This semester my admiration for Nick Drake has been obsessive. My iTunes calculates that I’ve spent over 72 hours listening to Pink Moon, my favorite of his albums. I’ve learned everything Wikipedia has to offer about his life story, his collaborators and his family. I’ve struggled daily to articulate why his music so compels me.
Listening to Way to Blue has helped me understand what about Drake is inimitable. The album best serves Drake’s legacy by establishing that many of Britain’s best folk musicians cannot match his music. Vocalists are painfully unsubtle. Guitarists too often conform to expectations of Drake’s music. Most tracks are painful imitations sapped of Drake’s mystique.
Drake’s albums invite shrewder listening. He very rarely exaggerates his voice to express emotion. Slight emphasis becomes a powerful tool. He eases through even the most wrenching melodies. On Way to Blue, vocalists strain their voices to capture comparable charisma. Luluc’s monotonous version of “Things Behind the Sun” has the vaguely overdramatized atmosphere of Jefferson Airplane’s “White Rabbit.” Scott Matthews’s Jeff Buckley-like emotivism overwhelms “Place to Be.” Vashti Bunyan’s “Which Will” is too tightly controlled and too mechanical. As Drake knew, pathos thrives on ambiguity.
Krystie Warren fares best. On “Time Has Told Me” she is reverent without becoming self-conscious. The instrument changes play to her strengths: the track is louder and more brazen without becoming overdone. Unlike the album’s pop and electric rock covers, Warren’s deep gospel properly respects Drake’s soulfulness. Likewise, Lisa Hannigan takes ownership over “Black-Eyed Dog” without fully eclipsing Drake’s withdrawn tune.
Maybe most of all, I’m unsettled by the fact that the album was recorded live. Throughout his life, Drake was too timid and too much of a perfectionist to perform live shows. None of his albums received recognition during his lifetime, and his very aura exudes loneliness and solitude. As a result, every moment of applause recapitulates the sense that the album has not been honest to Drake and his persona.

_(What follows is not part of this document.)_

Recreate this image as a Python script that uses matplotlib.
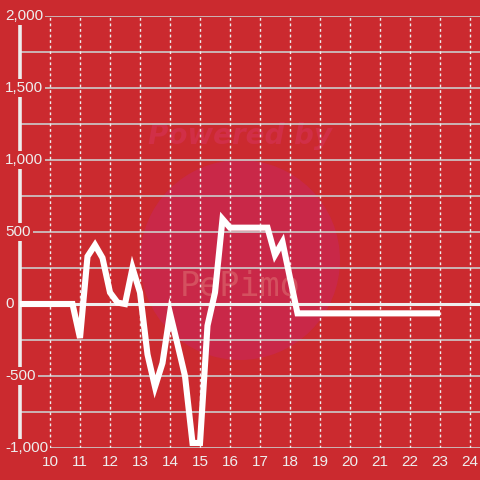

As I wrote earlier this year, the main struggle of a tribute album is to make a great artist newly relevant without performing second-rate versions of his or her work. With that as the litmus test, Way to Blue disappoints. Drake overshadows most of the tracks. The best-of strategy leads to an album that is choppy in comparison to Drake’s workmanlike studio albums. And it’s not clear what about Drake needs re-vision. His albums have slowly assumed their rightful place in the British folk canon, and this album does little to modify critical perceptions.